• [Exercise directions]: Quote, verbatim, all material below, without pictures.

• [Dataset section]:
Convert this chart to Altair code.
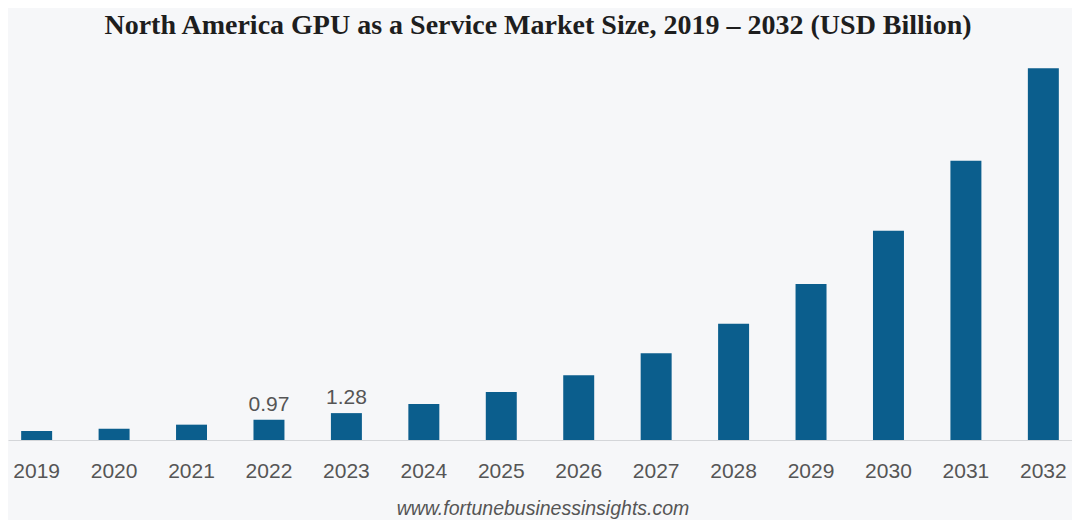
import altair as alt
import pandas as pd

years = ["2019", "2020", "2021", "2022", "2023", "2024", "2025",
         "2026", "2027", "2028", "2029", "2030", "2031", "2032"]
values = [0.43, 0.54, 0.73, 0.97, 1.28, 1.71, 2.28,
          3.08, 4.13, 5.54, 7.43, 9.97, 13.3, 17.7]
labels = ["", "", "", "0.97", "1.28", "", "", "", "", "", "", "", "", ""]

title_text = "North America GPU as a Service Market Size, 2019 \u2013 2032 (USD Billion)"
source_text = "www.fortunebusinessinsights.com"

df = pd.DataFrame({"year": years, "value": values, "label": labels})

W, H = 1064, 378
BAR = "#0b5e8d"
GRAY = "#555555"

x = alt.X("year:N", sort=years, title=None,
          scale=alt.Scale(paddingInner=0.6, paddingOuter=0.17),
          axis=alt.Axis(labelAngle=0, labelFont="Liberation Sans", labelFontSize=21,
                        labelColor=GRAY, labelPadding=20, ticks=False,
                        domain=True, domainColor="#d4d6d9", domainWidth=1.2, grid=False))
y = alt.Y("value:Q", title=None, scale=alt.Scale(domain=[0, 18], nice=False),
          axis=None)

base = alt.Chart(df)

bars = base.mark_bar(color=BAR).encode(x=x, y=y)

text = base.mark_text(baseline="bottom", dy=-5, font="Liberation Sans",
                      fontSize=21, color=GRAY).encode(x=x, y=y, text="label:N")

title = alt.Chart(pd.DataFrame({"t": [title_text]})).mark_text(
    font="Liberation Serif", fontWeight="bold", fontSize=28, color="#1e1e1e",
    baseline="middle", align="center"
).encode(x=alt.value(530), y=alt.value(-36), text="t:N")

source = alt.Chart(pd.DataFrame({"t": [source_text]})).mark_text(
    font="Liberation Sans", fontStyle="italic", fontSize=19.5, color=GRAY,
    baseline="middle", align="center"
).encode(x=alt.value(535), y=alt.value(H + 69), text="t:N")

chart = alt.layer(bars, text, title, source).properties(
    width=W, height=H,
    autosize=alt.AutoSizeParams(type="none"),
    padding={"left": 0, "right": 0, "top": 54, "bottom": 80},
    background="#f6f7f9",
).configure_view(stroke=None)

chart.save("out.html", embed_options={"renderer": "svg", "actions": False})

• [Result]:
Convert this chart to Altair code.
import altair as alt
import pandas as pd

years = ["2019", "2020", "2021", "2022", "2023", "2024", "2025",
         "2026", "2027", "2028", "2029", "2030", "2031", "2032"]
values = [0.43, 0.54, 0.73, 0.97, 1.28, 1.71, 2.28,
          3.08, 4.13, 5.54, 7.43, 9.97, 13.3, 17.7]
labels = ["", "", "", "0.97", "1.28", "", "", "", "", "", "", "", "", ""]

title_text = "North America GPU as a Service Market Size, 2019 \u2013 2032 (USD Billion)"
source_text = "www.fortunebusinessinsights.com"

df = pd.DataFrame({"year": years, "value": values, "label": labels})

W, H = 1064, 378
BAR = "#0b5e8d"
GRAY = "#555555"

x = alt.X("year:N", sort=years, title=None,
          scale=alt.Scale(paddingInner=0.6, paddingOuter=0.17),
          axis=alt.Axis(labelAngle=0, labelFont="Liberation Sans", labelFontSize=21,
                        labelColor=GRAY, labelPadding=20, ticks=False,
                        domain=True, domainColor="#d4d6d9", domainWidth=1.2, grid=False))
y = alt.Y("value:Q", title=None, scale=alt.Scale(domain=[0, 18], nice=False),
          axis=None)

base = alt.Chart(df)

bars = base.mark_bar(color=BAR).encode(x=x, y=y)

text = base.mark_text(baseline="bottom", dy=-5, font="Liberation Sans",
                      fontSize=21, color=GRAY).encode(x=x, y=y, text="label:N")

title = alt.Chart(pd.DataFrame({"t": [title_text]})).mark_text(
    font="Liberation Serif", fontWeight="bold", fontSize=28, color="#1e1e1e",
    baseline="middle", align="center"
).encode(x=alt.value(530), y=alt.value(-36), text="t:N")

source = alt.Chart(pd.DataFrame({"t": [source_text]})).mark_text(
    font="Liberation Sans", fontStyle="italic", fontSize=19.5, color=GRAY,
    baseline="middle", align="center"
).encode(x=alt.value(535), y=alt.value(H + 69), text="t:N")

chart = alt.layer(bars, text, title, source).properties(
    width=W, height=H,
    autosize=alt.AutoSizeParams(type="none"),
    padding={"left": 0, "right": 0, "top": 54, "bottom": 80},
    background="#f6f7f9",
).configure_view(stroke=None)

chart.save("out.html", embed_options={"renderer": "svg", "actions": False})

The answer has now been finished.